Va ricordato che negli ultimi 200 anni il campo magnetico ha perso in media a livello globale circa il 9 per cento della sua forza e tra l’Africa e il Sud America l’indebolimento è stato di molto superiore.

L’anomalia inoltre, si è espansa e si è spostata verso ovest ad una velocità di circa 20 chilometri all’anno. In particolare, dal 2015 al 2020, un secondo centro di minima intensità è apparso a sud-ovest dell’Africa, suggerendo la possibilità che l’anomalia del Sud Atlantico possa dividersi in due cellule distinte.
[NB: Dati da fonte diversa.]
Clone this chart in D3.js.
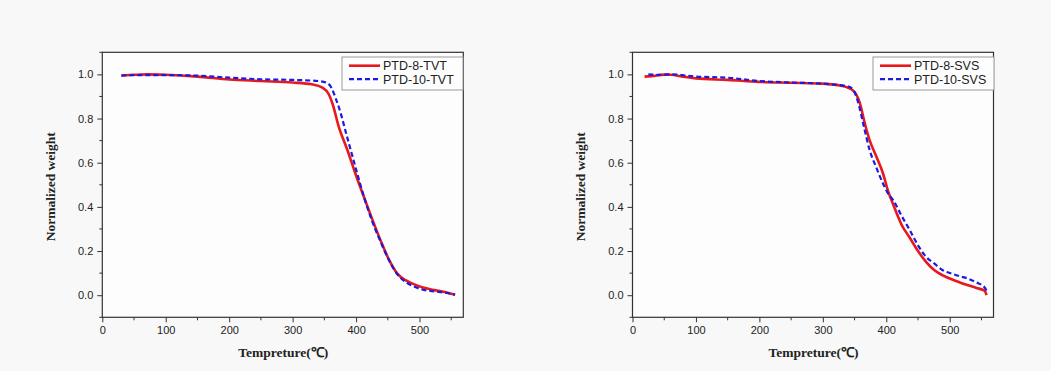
<!DOCTYPE html>
<html><head><meta charset="utf-8">
<script src="https://cdn.jsdelivr.net/npm/d3@7"></script>
<style>
body{margin:0;background:#f8f8f8;}
svg{display:block;}
text{fill:#222;}
</style></head>
<body><svg id="c" width="1051" height="371"></svg>
<script>
// ---- data ----
const xTicks = [0,100,200,300,400,500];
const yTicks = [0.0,0.2,0.4,0.6,0.8,1.0];
const xLabel = "Tempreture(℃)";
const yLabel = "Normalized weight";

const tvt8T = [30,50,70,100,150,200,250,300,330,347,357,363,373,386,399,413,426,439,452,465,478,491,504,517,530,543,556];
const tvt8W = [0.995,0.998,1.0,0.998,0.99,0.977,0.97,0.963,0.955,0.94,0.91,0.866,0.76,0.66,0.55,0.44,0.34,0.245,0.16,0.098,0.068,0.05,0.036,0.027,0.02,0.012,0.002];
const tvt10T = [30,60,100,150,200,250,300,340,355,362,368,373,386,399,413,426,439,452,465,478,491,504,517,530,543,556];
const tvt10W = [0.995,0.997,0.997,0.994,0.985,0.978,0.975,0.97,0.96,0.935,0.89,0.85,0.715,0.58,0.44,0.33,0.24,0.158,0.095,0.06,0.04,0.026,0.02,0.015,0.01,0.003];

const svs8T = [19,30,50,60,80,100,150,200,250,300,330,348,358,366,374,384,395,403,411,424,437,450,463,476,489,503,516,529,542,555,558];
const svs8W = [0.99,0.992,0.999,0.998,0.99,0.982,0.975,0.966,0.962,0.958,0.948,0.926,0.873,0.78,0.70,0.63,0.55,0.47,0.41,0.32,0.26,0.2,0.15,0.113,0.09,0.072,0.058,0.045,0.033,0.02,0.0];
const svs10T = [25,40,60,100,150,200,250,300,340,348,355,365,374,384,395,403,411,424,437,450,463,476,489,503,516,529,542,555,558];
const svs10W = [1.0,0.998,1.0,0.99,0.985,0.97,0.963,0.958,0.945,0.93,0.88,0.76,0.655,0.58,0.505,0.46,0.43,0.36,0.295,0.226,0.173,0.143,0.113,0.098,0.086,0.075,0.058,0.035,0.02];

const panels = [
  {left:102.3, series:[{name:"PTD-8-TVT",t:tvt8T,w:tvt8W,color:"#e8191d",dash:null,width:2.6},
                       {name:"PTD-10-TVT",t:tvt10T,w:tvt10W,color:"#1a1ae0",dash:"5,3",width:2.2}], legX:342},
  {left:632.5, series:[{name:"PTD-8-SVS",t:svs8T,w:svs8W,color:"#e8191d",dash:null,width:2.6},
                       {name:"PTD-10-SVS",t:svs10T,w:svs10W,color:"#1a1ae0",dash:"5,3",width:2.2}], legX:873}
];

const svg = d3.select("#c");
const W = 361, plotTop = 52.3, plotBottom = 317.3;

panels.forEach(p => {
  const x = d3.scaleLinear().domain([0,569]).range([p.left, p.left+W]);
  const y = d3.scaleLinear().domain([-0.1,1.1]).range([plotBottom, plotTop]);
  const g = svg.append("g");
  g.append("rect").attr("x",p.left).attr("y",plotTop).attr("width",W).attr("height",plotBottom-plotTop)
    .attr("fill","#fdfdfd").attr("stroke","#333").attr("stroke-width",1.2);

  // minor ticks
  const xMinor = d3.range(50,569,100);
  g.selectAll(".xm").data(xMinor).join("line")
    .attr("x1",d=>x(d)).attr("x2",d=>x(d)).attr("y1",plotBottom).attr("y2",plotBottom+3)
    .attr("stroke","#333");
  const yMinor = [-0.1,0.1,0.3,0.5,0.7,0.9,1.1];
  g.selectAll(".ym").data(yMinor).join("line")
    .attr("y1",d=>y(d)).attr("y2",d=>y(d)).attr("x1",p.left).attr("x2",p.left-3)
    .attr("stroke","#333");

  const xa = g.append("g").attr("transform",`translate(0,${plotBottom})`)
    .call(d3.axisBottom(x).tickValues(xTicks).tickSize(5).tickPadding(4).tickFormat(d3.format("d")));
  const ya = g.append("g").attr("transform",`translate(${p.left},0)`)
    .call(d3.axisLeft(y).tickValues(yTicks).tickSize(5).tickPadding(4).tickFormat(d3.format(".1f")));
  [xa,ya].forEach(a=>{
    a.select(".domain").remove();
    a.selectAll("line").attr("stroke","#333");
    a.selectAll("text").attr("font-family","Liberation Sans, Arial, sans-serif").attr("font-size",11).attr("fill","#222");
  });

  g.append("text").attr("x",p.left+181).attr("y",357)
    .attr("text-anchor","middle").attr("font-family","Liberation Serif, Times New Roman, serif")
    .attr("font-weight","bold").attr("font-size",13.5).text(xLabel);
  g.append("text").attr("transform",`translate(${p.left-47.5},${(plotTop+plotBottom)/2+2}) rotate(-90)`)
    .attr("text-anchor","middle").attr("font-family","Liberation Serif, Times New Roman, serif")
    .attr("font-weight","bold").attr("font-size",13.5).text(yLabel);

  const line = d3.line().x(d=>x(d[0])).y(d=>y(d[1])).curve(d3.curveMonotoneX);
  p.series.forEach(s => {
    g.append("path").datum(d3.zip(s.t,s.w)).attr("d",line)
      .attr("fill","none").attr("stroke",s.color).attr("stroke-width",s.width)
      .attr("stroke-dasharray",s.dash);
  });

  // legend
  const lg = g.append("g");
  lg.append("rect").attr("x",p.legX).attr("y",57).attr("width",121).attr("height",33)
    .attr("fill","#fdfdfd").attr("stroke","#999").attr("stroke-width",1);
  p.series.forEach((s,i)=>{
    const yy = 65.7 + i*13.5;
    lg.append("line").attr("x1",p.legX+7).attr("x2",p.legX+38).attr("y1",yy).attr("y2",yy)
      .attr("stroke",s.color).attr("stroke-width",s.width).attr("stroke-dasharray",s.dash);
    lg.append("text").attr("x",p.legX+41).attr("y",yy+4.3)
      .attr("font-family","Liberation Sans, Arial, sans-serif").attr("font-size",12.5).text(s.name);
  });
});
</script></body></html>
Questa anomalia ha messo in discussione il tradizionale modello dipolare del campo magnetico terrestre, che è spesso rappresentato come una barra magnetica gigante inclinata di circa 11° rispetto all’asse di rotazione del pianeta.

L’emergere di queste complesse situazioni infatti, indicano che i meccanismi che generano il campo magnetico terrestre sono più complessi di quanto precedentemente compreso. Tra l’attuale indebolimento del campo magnetico ha portato a speculare su una potenziale imminente inversione geomagnetica, un fenomeno in cui i poli nord e sud magnetici della Terra si scambierebbero di posto.

I documenti storici rivelano che queste inversioni sono avvenute in modo intermittente, con una media di una volta ogni 250.000 anni. Data questa frequenza, poiché non si è lontani da un altro appuntamento di questo genere, un numero crescente di ricercatori sostiene che la Terra potrebbe avvicinarsi alla soglia per un’altra inversione. Ma questa è un’altra storia.